Com diagnóstico de doença mental, Adélio não poderia f**ar em presídio, de acordo com resolução do Conselho Nacional de Justiça. Porém, a situação foi admitida pelas cortes superiores em razão do governo de Minas alegar falta de vagas.
Há alguns dias, no entanto, o governo de Romeu Zema, de extrema-direita, juntou ao processo um ofício em que oferece vaga para tratamento ambulatorial a Adélio Bispo de Oliveira em sua cidade natal, Montes Claros, onde moram seus irmãos, inclusive Maria das Graças, que luta para se tornar curadora dele.
Com essa informação, Adélio poderá, enfim, deixar o cárcere em que está desde setembro de 2018. Procurei a assessoria de comunicação da Defensoria Pública da União, mas esta, em razão do sigilo do processo, forneceu uma resposta burocrática, sem conteúdo relevante.

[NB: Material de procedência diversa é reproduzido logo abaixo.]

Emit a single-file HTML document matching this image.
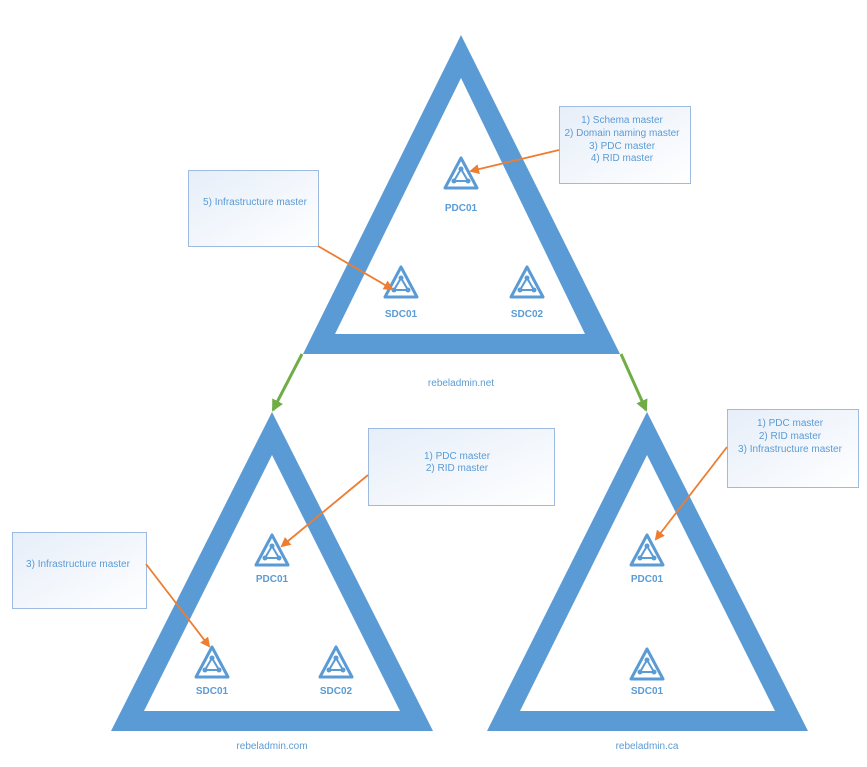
<!DOCTYPE html>
<html><head><meta charset="utf-8"><style>
html,body{margin:0;padding:0;background:#fff;width:867px;height:767px;overflow:hidden}
svg text{font-family:"Liberation Sans",sans-serif;fill:#5b9bd5}
</style></head><body>
<svg width="867" height="767" viewBox="0 0 867 767" xmlns="http://www.w3.org/2000/svg">
<defs>
<linearGradient id="bg" x1="0" y1="0" x2="1" y2="1"><stop offset="0" stop-color="#e6eef9"/><stop offset="1" stop-color="#ffffff"/></linearGradient>
<marker id="ao" markerWidth="10" markerHeight="10" refX="8" refY="5" orient="auto" markerUnits="userSpaceOnUse"><path d="M0,0 L10,5 L0,10 z" fill="#ed7d31"/></marker>
<marker id="ag" markerWidth="12" markerHeight="12" refX="10" refY="6" orient="auto" markerUnits="userSpaceOnUse"><path d="M0,0 L12,6 L0,12 z" fill="#70ad47"/></marker>
<g id="ic">
<path d="M0,-16 L16,14 L-16,14 z" fill="none" stroke="#5b9bd5" stroke-width="3" stroke-linejoin="round"/>
<path d="M0,-5 L7,7 L-7,7 z" fill="none" stroke="#5b9bd5" stroke-width="2"/>
<circle cx="0" cy="-5" r="2.5" fill="#5b9bd5"/><circle cx="7" cy="7" r="2.5" fill="#5b9bd5"/><circle cx="-7" cy="7" r="2.5" fill="#5b9bd5"/>
</g>
</defs>
<path fill-rule="evenodd" fill="#5b9bd5" d="M461,35 L620,354 L303,354 Z M461,78 L585,334 L335,334 Z"/>
<path fill-rule="evenodd" fill="#5b9bd5" d="M272,412 L433,731 L111,731 Z M272,455 L400,711 L144,711 Z"/>
<path fill-rule="evenodd" fill="#5b9bd5" d="M647,412 L808,731 L487,731 Z M647,455 L775,711 L520,711 Z"/>
<line x1="302" y1="354" x2="273" y2="410" stroke="#70ad47" stroke-width="3" marker-end="url(#ag)"/>
<line x1="621" y1="354" x2="646" y2="410" stroke="#70ad47" stroke-width="3" marker-end="url(#ag)"/>
<use href="#ic" x="461" y="174"/><use href="#ic" x="401" y="283"/><use href="#ic" x="527" y="283"/>
<use href="#ic" x="272" y="551"/><use href="#ic" x="212" y="663"/><use href="#ic" x="336" y="663"/>
<use href="#ic" x="647" y="551"/><use href="#ic" x="647" y="665"/>
<g font-size="10" font-weight="bold" text-anchor="middle">
<text x="461" y="211">PDC01</text><text x="401" y="317">SDC01</text><text x="527" y="317">SDC02</text>
<text x="272" y="582">PDC01</text><text x="212" y="694">SDC01</text><text x="336" y="694">SDC02</text>
<text x="647" y="582">PDC01</text><text x="647" y="694">SDC01</text>
</g>
<g font-size="10" text-anchor="middle">
<text x="461" y="386">rebeladmin.net</text><text x="272" y="749">rebeladmin.com</text><text x="647" y="749">rebeladmin.ca</text>
</g>
<g fill="url(#bg)" stroke="#9dbbe0" stroke-width="1">
<rect x="559.5" y="106.5" width="131" height="77"/>
<rect x="188.5" y="170.5" width="130" height="76"/>
<rect x="368.5" y="428.5" width="186" height="77"/>
<rect x="12.5" y="532.5" width="134" height="76"/>
<rect x="727.5" y="409.5" width="131" height="78"/>
</g>
<g font-size="10" text-anchor="middle">
<text x="622" y="123">1) Schema master</text><text x="622" y="136">2) Domain naming master</text><text x="622" y="149">3) PDC master</text><text x="622" y="161">4) RID master</text>
<text x="255" y="205">5) Infrastructure master</text>
<text x="457" y="459">1) PDC  master</text><text x="457" y="471">2) RID  master</text>
<text x="78" y="567">3) Infrastructure  master</text>
<text x="790" y="426">1) PDC  master</text><text x="790" y="439">2) RID  master</text><text x="790" y="452">3) Infrastructure  master</text>
</g>
<g stroke="#ed7d31" stroke-width="1.8" fill="none">
<line x1="559" y1="150" x2="471" y2="171" marker-end="url(#ao)"/>
<line x1="318" y1="246" x2="392" y2="289" marker-end="url(#ao)"/>
<line x1="368" y1="475" x2="282" y2="546" marker-end="url(#ao)"/>
<line x1="146" y1="564" x2="209" y2="646" marker-end="url(#ao)"/>
<line x1="727" y1="447" x2="656" y2="539" marker-end="url(#ao)"/>
</g>
</svg>
</body></html>
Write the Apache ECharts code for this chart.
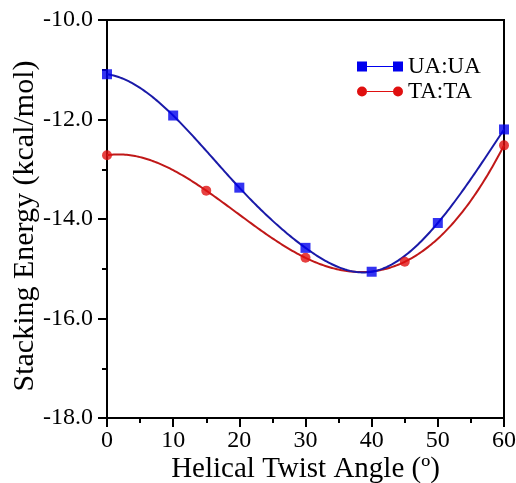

Mas a tendência é que a DPU tome as providências para Adélio ser libertado e receber atendimento médico.
Até o episódio em Juiz de Fora, Adélio não era conhecido pela violência. Meses antes, teve uma discussão com o marido de uma sobrinha, por causa da conta de luz, mas, segundo o boletim de ocorrência, não partiu dele a agressão.
Trabalhava normalmente, morava sozinho, pagava suas contas e até tinha saldo em banco. Frequentava a igreja, onde pregava, e era visto pelos vizinhos como uma pessoa com conhecimento político acima da média.
Falava sozinho, às vezes brigava consigo mesmo — o que assustava alguns —, mas ninguém diria que fosse louco.
Hoje, sete anos depois de entrar para a história, já não se pode dizer o mesmo.